SciDev.Net reports that the use of bamboo charcoal and firewood is being promoted as an alternative source of energy in Africa, in the hope that it will help prevent growing deforestation on the continent. The International Network for Bamboo and Rattan (INBAR) presented its work on developing new bamboo charcoal technologies for Africa at the COP17 sidelines in Durban.

Funded by the European Union and the Common Fund for Commodities, the INBAR initiative is the first to transfer bamboo charcoal technologies from China to sub-Saharan Africa to produce 'green' biofuels using locally available bamboo, which is indigenous to many parts of the continent, instead of forest wood - on which around 80 percent of sub-Saharan Africa's rural population depends for fuel.

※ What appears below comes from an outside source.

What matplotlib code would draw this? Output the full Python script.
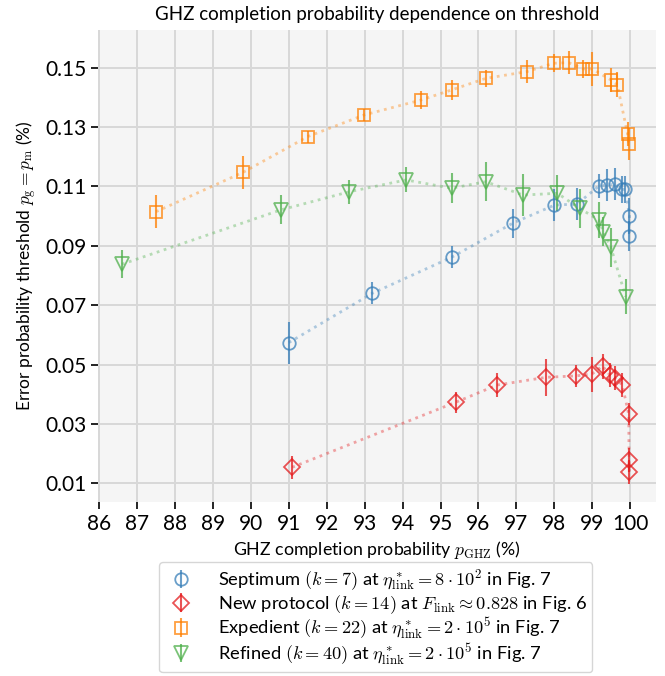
import matplotlib
matplotlib.use("Agg")
import matplotlib.pyplot as plt

plt.rcParams["font.family"] = ["Lato", "DejaVu Sans"]
plt.rcParams["mathtext.fontset"] = "cm"

# GHZ completion probability (%) vs. error probability threshold (%)
sept_x = [91.0, 93.2, 95.3, 96.9, 98.0, 98.6, 99.17, 99.38, 99.59, 99.77, 99.87, 99.98, 99.98]
sept_y = [0.0574, 0.0740, 0.0862, 0.0976, 0.1037, 0.1041, 0.1101, 0.1105, 0.1108, 0.1090, 0.1090, 0.1001, 0.0934]
sept_err = [0.0071, 0.0037, 0.0038, 0.0049, 0.0055, 0.0054, 0.0041, 0.0053, 0.0053, 0.0045, 0.0045, 0.0060, 0.0050]

newp_x = [91.09, 95.40, 96.49, 97.78, 98.58, 98.99, 99.27, 99.46, 99.59, 99.79, 99.96, 99.97, 99.98]
newp_y = [0.0154, 0.0373, 0.0431, 0.0457, 0.0462, 0.0468, 0.0495, 0.0465, 0.0455, 0.0432, 0.0332, 0.0178, 0.0139]
newp_err = [0.0038, 0.0035, 0.0041, 0.0063, 0.0038, 0.0059, 0.0042, 0.0040, 0.0040, 0.0040, 0.0037, 0.0040, 0.0040]

exped_x = [87.50, 89.80, 91.50, 92.99, 94.48, 95.29, 96.19, 97.28, 97.98, 98.38, 98.76, 98.99, 99.49, 99.66, 99.93, 99.96]
exped_y = [0.1015, 0.1148, 0.1268, 0.1341, 0.1391, 0.1425, 0.1464, 0.1487, 0.1515, 0.1517, 0.1496, 0.1496, 0.1459, 0.1442, 0.1277, 0.1243]
exped_err = [0.0055, 0.0055, 0.0020, 0.0020, 0.0030, 0.0033, 0.0028, 0.0040, 0.0030, 0.0038, 0.0030, 0.0058, 0.0040, 0.0042, 0.0040, 0.0053]

refin_x = [86.60, 90.79, 92.59, 94.09, 95.29, 96.19, 97.18, 98.08, 98.67, 99.17, 99.29, 99.49, 99.88]
refin_y = [0.0838, 0.1021, 0.1082, 0.1122, 0.1094, 0.1116, 0.1071, 0.1077, 0.1026, 0.0987, 0.0948, 0.0895, 0.0729]
refin_err = [0.0048, 0.0049, 0.0040, 0.0042, 0.0050, 0.0066, 0.0070, 0.0060, 0.0067, 0.0059, 0.0050, 0.0066, 0.0059]

labels = [
    r"Septimum $(k=7)$ at $\eta^*_{\mathrm{link}}=8\cdot10^2$ in Fig. 7",
    r"New protocol $(k=14)$ at $F_{\mathrm{link}}\approx0.828$ in Fig. 6",
    r"Expedient $(k=22)$ at $\eta^*_{\mathrm{link}}=2\cdot10^5$ in Fig. 7",
    r"Refined $(k=40)$ at $\eta^*_{\mathrm{link}}=2\cdot10^5$ in Fig. 7",
]
x_ticks = list(range(86, 101))
y_ticks = [0.01, 0.03, 0.05, 0.07, 0.09, 0.11, 0.13, 0.15]

series = [
    (sept_x, sept_y, sept_err, "#377eb8", "o", 9),
    (newp_x, newp_y, newp_err, "#e41a1c", "D", 8.5),
    (exped_x, exped_y, exped_err, "#ff7f00", "s", 9),
    (refin_x, refin_y, refin_err, "#4daf4a", "v", 10),
]

fig = plt.figure(figsize=(6.65, 6.76), dpi=100)
ax = fig.add_axes([0.1474, 0.2574, 0.8391, 0.6982])
ax.set_facecolor("#f5f5f5")
for s in ax.spines.values():
    s.set_visible(False)
ax.grid(True, color="#d8d8d8", linewidth=1.4)
ax.set_axisbelow(True)

for (xs, ys, es, col, mk, ms), lab in zip(series, labels):
    ax.plot(xs, ys, linestyle=":", color=col, alpha=0.38, linewidth=2, zorder=2)
    ax.errorbar(xs, ys, yerr=es, fmt=mk, color=col, markersize=ms,
                markerfacecolor="none", markeredgewidth=1.3, elinewidth=1.5,
                capsize=0, alpha=0.75, label=lab, zorder=3)

ax.set_xlim(85.97, 100.68)
ax.set_ylim(0.0037, 0.1627)
ax.set_xticks(x_ticks)
ax.set_yticks(y_ticks)
ax.set_yticklabels([f"{v:.2f}" for v in y_ticks])
ax.tick_params(axis="both", labelsize=15, length=5, width=1.2, color="black")

ax.set_title("GHZ completion probability dependence on threshold", fontsize=13.5, pad=7)
ax.set_xlabel(r"GHZ completion probability $p_{\mathrm{GHZ}}$ (%)", fontsize=12.8)
ax.set_ylabel(r"Error probability threshold $p_{\mathrm{g}}=p_{\mathrm{m}}$ (%)", fontsize=12.5)

leg = fig.legend(loc="lower center", bbox_to_anchor=(0.565, -0.008), fontsize=13.2,
                 frameon=True, handletextpad=1.1, borderpad=0.3, labelspacing=0.0,
                 handlelength=1.8)
leg.get_frame().set_edgecolor("#cccccc")

fig.savefig("out.png", dpi=100)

Coosje Hoogendoorn, director-general of INBAR, told SciDev.Net that initial projects were launched in Ethiopia and Ghana in 2009, helping train people in bamboo cultivation, best bamboo firewood practices and bamboo charcoal production. The challenge now is to scale-up and spread the technology to other parts of Africa, Hoogendoorn said, adding that the project has been "looking primarily at African [bamboo] species". "Given the fact that there is a lot of bamboo in Africa and that it is indigenous, we can build on that base to make bamboo a viable alternative for the totally unsustainable firewood charcoal [that is used] at the moment."